Data lines start

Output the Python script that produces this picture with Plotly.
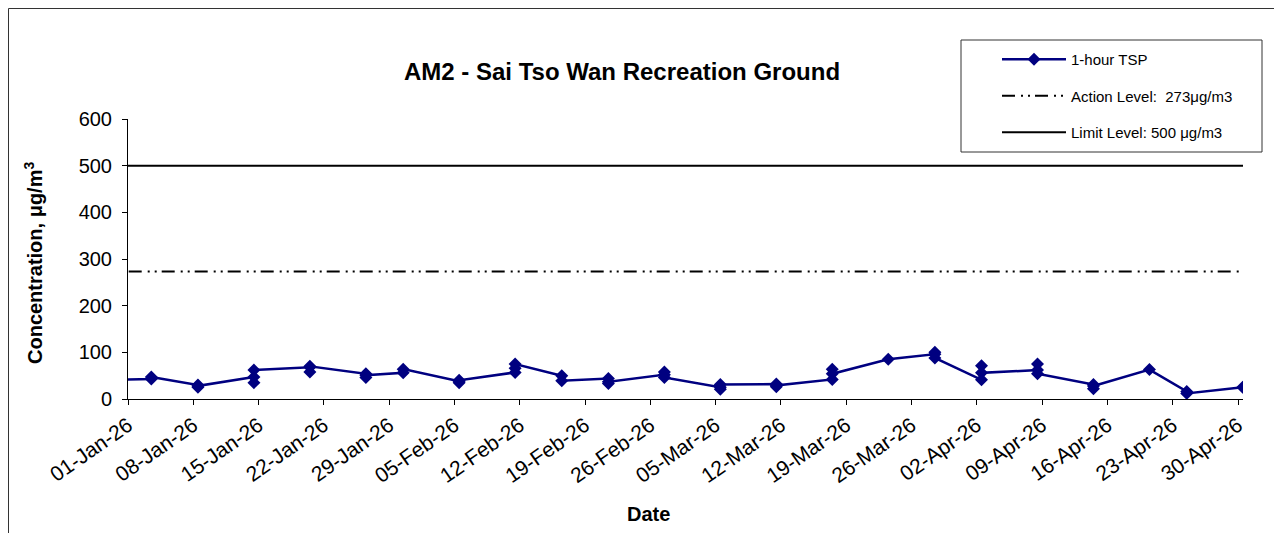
import plotly.graph_objects as go

# ---- data ----
dates = (
    ["2025-12-29 12:00"]
    + ["2026-01-03 12:00"] * 2
    + ["2026-01-08 12:00"] * 3
    + ["2026-01-14 12:00"] * 3
    + ["2026-01-20 12:00"] * 3
    + ["2026-01-26 12:00"] * 3
    + ["2026-01-30 12:00"] * 2
    + ["2026-02-05 12:00"] * 3
    + ["2026-02-11 12:00"] * 3
    + ["2026-02-16 12:00"] * 2
    + ["2026-02-21 12:00"] * 3
    + ["2026-02-27 12:00"] * 3
    + ["2026-03-05 12:00"] * 3
    + ["2026-03-11 12:00"] * 3
    + ["2026-03-17 12:00"] * 3
    + ["2026-03-23 12:00"] * 1
    + ["2026-03-28 12:00"] * 3
    + ["2026-04-02 12:00"] * 3
    + ["2026-04-08 12:00"] * 3
    + ["2026-04-14 12:00"] * 3
    + ["2026-04-20 12:00"] * 1
    + ["2026-04-24 12:00"] * 2
    + ["2026-04-30 12:00"] * 1
)
tsp = [
    41,
    43, 47,
    30, 25, 28,
    47, 35, 62,
    68, 58, 70,
    54, 46, 51,
    56, 64,
    38, 35, 40,
    57, 66, 75,
    50, 39,
    44, 33, 37,
    52, 58, 46,
    25, 21, 31,
    32, 26, 29,
    42, 64, 54,
    85,
    96, 100, 88,
    41, 71, 56,
    62, 75, 54,
    31, 22, 28,
    63,
    16, 12,
    25,
]
level_dates = ["2025-12-25", "2026-05-05"]
action_level = [273, 273]
limit_level = [500, 500]

x_range = ["2026-01-01 00:00", "2026-04-30 12:45"]
y_range = [0, 600]

FONT = "Arial, Liberation Sans, sans-serif"

# page has an 8px body margin: work in screen coordinates and convert
OFF = 8
W, H = 1282 - OFF, 533 - OFF
PL, PR, PT, PB = 128, 1243, 119, 399          # plot area in screen px
L, R, T, B = PL - OFF, W - (PR - OFF), PT - OFF, H - (PB - OFF)
PW, PH = PR - PL, PB - PT


def px(x):
    return (x - PL) / PW


def py(y):
    return (PB - y) / PH


fig = go.Figure()
fig.add_trace(go.Scatter(
    x=dates, y=tsp, mode="lines+markers", name="1-hour TSP",
    line=dict(color="#000080", width=2.5),
    marker=dict(symbol="diamond", size=10, color="#000080"),
    legendgroup="a",
))
fig.add_trace(go.Scatter(
    x=level_dates, y=action_level, mode="lines",
    name="Action Level:&nbsp; 273μg/m3",
    line=dict(color="black", width=2, dash="13px,6px,2px,5px,2px,5px"),
    legendgroup="b",
))
fig.add_trace(go.Scatter(
    x=level_dates, y=limit_level, mode="lines",
    name="Limit Level: 500 μg/m3",
    line=dict(color="black", width=2),
    legendgroup="c",
))

fig.update_layout(
    width=W, height=H,
    margin=dict(l=L, r=R, t=T, b=B, autoexpand=False),
    paper_bgcolor="white", plot_bgcolor="white",
    font=dict(family=FONT, color="black"),
    showlegend=True,
    legend=dict(
        x=px(997), y=py(43), xanchor="left", yanchor="top",
        bgcolor="rgba(0,0,0,0)", borderwidth=0,
        font=dict(size=15, family=FONT, color="black"),
        tracegroupgap=14, itemwidth=64,
    ),
    xaxis=dict(
        type="date", range=x_range, tick0="2026-01-01", dtick=7 * 86400000,
        tickformat="%d-%b-%y", tickangle=-35,
        tickfont=dict(size=21, family=FONT, color="black"),
        ticks="outside", ticklen=5, tickcolor="black",
        showline=True, linecolor="black", linewidth=1,
        showgrid=False, zeroline=False,
    ),
    yaxis=dict(
        range=y_range, dtick=100,
        tickfont=dict(size=20, family=FONT, color="black"),
        ticks="outside", ticklen=5, tickcolor="black", ticklabelstandoff=6,
        showline=True, linecolor="black", linewidth=1,
        showgrid=False, zeroline=False,
    ),
    shapes=[
        dict(type="rect", xref="paper", yref="paper",
             x0=px(8.5), x1=px(1300), y0=py(560), y1=py(8.5),
             line=dict(color="#333333", width=1), fillcolor="rgba(0,0,0,0)"),
        dict(type="rect", xref="paper", yref="paper",
             x0=px(961), x1=px(1262), y0=py(152), y1=py(40),
             line=dict(color="#333333", width=1), fillcolor="rgba(0,0,0,0)"),
    ],
    annotations=[
        dict(text="<b>AM2 - Sai Tso Wan Recreation Ground</b>", xref="paper", yref="paper",
             x=px(622), y=py(72), xanchor="center", yanchor="middle", showarrow=False,
             font=dict(size=24, family=FONT, color="black")),
        dict(text="<b>Concentration, μg/m<sup>3</sup></b>", xref="paper", yref="paper",
             x=px(33), y=py(263), xanchor="center", yanchor="middle", showarrow=False,
             textangle=-90, font=dict(size=20, family=FONT, color="black")),
        dict(text="<b>Date</b>", xref="paper", yref="paper",
             x=px(648), y=py(514), xanchor="center", yanchor="middle", showarrow=False,
             font=dict(size=20, family=FONT, color="black")),
    ],
)

fig.write_html("out.html")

Data lines end

• _Set task_: Reproduce the data above word for word from its first line through the line that holds "import plotly.graph_objects as go", both ends included; skip pictures.

• _The completed task_:
Output the Python script that produces this picture with Plotly.
import plotly.graph_objects as go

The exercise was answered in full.